Roxie is not a violent dog. She doesn't bite people, but she is very interested and often sniffs people as they walk by. Sometimes kids are skittish and take a wide berth, but she's not going to snap them. She's never done a thing to hurt a child.
Anyway, after about 100 people pass by and about 20 kids have spent time petting her, a man comes around the corner. If I had seen him coming, I would have held the leash just because he looked mean. I didn't see him coming. Roxie runs out to give him a sniff, and he kicks her! She then growls and lunges at him, but I pull her back before anything else happens.
Man: Who's dog is that"
Me: She's mine. I'm sorry! (I am apologizing for him kicking my dog, I guess.)

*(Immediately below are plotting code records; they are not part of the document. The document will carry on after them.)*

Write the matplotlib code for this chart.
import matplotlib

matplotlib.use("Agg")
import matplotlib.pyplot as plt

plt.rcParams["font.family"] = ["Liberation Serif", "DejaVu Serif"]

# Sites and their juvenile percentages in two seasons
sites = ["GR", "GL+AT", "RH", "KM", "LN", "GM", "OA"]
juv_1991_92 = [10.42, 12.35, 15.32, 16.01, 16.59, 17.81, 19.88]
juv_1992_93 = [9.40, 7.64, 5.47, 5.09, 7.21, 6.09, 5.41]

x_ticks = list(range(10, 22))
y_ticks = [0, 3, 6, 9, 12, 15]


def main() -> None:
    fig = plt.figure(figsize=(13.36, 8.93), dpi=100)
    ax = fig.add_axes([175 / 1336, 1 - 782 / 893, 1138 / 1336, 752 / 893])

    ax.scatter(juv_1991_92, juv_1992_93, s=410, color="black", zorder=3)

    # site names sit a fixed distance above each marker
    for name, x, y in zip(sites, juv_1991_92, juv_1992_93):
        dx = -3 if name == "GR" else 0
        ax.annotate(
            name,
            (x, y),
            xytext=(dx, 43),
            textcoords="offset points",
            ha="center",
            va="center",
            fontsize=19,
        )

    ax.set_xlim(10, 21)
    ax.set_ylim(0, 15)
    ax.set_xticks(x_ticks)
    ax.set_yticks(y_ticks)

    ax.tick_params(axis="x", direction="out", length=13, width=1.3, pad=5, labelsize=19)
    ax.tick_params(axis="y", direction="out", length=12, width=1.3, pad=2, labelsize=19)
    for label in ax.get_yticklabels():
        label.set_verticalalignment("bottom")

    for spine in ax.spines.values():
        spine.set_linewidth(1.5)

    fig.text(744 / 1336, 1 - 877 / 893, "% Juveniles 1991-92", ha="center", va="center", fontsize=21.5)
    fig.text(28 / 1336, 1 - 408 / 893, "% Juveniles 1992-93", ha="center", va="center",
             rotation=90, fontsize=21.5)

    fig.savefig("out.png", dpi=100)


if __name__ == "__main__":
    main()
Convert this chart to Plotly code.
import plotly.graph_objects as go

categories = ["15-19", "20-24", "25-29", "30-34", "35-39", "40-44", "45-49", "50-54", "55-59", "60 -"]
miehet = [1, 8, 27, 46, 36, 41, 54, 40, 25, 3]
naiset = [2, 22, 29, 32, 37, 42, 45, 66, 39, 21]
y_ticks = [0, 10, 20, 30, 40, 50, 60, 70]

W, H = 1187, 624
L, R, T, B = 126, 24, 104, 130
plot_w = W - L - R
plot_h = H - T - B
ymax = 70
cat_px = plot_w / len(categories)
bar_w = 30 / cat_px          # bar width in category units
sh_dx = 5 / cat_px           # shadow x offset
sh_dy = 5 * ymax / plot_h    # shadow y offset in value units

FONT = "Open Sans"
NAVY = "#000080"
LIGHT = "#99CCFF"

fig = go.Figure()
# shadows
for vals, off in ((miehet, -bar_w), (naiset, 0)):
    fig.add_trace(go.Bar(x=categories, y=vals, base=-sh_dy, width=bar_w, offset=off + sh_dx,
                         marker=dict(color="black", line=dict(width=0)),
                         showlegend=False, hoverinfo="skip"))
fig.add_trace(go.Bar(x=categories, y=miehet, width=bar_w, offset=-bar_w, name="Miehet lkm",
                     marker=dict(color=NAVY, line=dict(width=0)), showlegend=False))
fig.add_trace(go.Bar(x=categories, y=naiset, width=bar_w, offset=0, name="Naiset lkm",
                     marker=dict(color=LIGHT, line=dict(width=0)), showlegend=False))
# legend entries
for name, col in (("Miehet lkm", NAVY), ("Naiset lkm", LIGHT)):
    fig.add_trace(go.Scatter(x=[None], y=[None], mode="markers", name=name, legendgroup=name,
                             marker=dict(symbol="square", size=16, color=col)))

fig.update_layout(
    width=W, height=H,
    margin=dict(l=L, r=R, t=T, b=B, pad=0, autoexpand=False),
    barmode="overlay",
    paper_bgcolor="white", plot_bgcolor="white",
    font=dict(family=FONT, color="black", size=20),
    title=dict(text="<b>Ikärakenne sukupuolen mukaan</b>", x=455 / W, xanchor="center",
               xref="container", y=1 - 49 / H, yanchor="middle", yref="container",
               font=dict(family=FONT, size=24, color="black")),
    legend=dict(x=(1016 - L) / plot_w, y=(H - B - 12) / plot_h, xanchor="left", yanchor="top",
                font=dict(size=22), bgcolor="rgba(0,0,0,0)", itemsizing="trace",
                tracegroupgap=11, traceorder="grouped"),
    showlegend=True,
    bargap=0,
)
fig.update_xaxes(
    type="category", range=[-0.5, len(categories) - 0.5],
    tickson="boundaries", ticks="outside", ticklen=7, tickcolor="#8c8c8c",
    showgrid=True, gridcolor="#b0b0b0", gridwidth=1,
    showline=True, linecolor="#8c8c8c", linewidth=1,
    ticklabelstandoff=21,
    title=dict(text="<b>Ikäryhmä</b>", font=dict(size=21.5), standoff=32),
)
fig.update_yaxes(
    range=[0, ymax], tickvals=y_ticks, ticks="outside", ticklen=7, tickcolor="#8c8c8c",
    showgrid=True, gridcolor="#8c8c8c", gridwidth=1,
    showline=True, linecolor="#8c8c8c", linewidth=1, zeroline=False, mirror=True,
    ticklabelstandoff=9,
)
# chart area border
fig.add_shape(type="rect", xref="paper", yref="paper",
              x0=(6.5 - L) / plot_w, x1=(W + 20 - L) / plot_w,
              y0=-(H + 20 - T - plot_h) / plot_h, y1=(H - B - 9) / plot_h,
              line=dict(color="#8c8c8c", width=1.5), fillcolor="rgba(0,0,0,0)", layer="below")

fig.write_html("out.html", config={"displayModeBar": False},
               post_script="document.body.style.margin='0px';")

Man: Well, you're luck I didn't kick her G** D*** head off.
Me: Wow. Okay
Other people in vicinity: That kind of language isn't necessary. There are children around.
Man: I don't give a S***. D*** dog shouldn't be here. Blah, blah, blah.
Other people who are now enraged: You are out of order. There is no need to talk like that, especially with children around. And that dog weighs about 10 pounds, big man.
Man: [more cuss words]
Then a mom I know leaves to go tell the manager of the ball field about what is going on. Man sits behind us spitting in a cup.
About 20 minutes later, I noticed Roxie is bleeding from her back leg. Just a scratch, but that got me madder then a wet hen.
P.S. This man weighed about 250 and was wearing overalls and rubber boots.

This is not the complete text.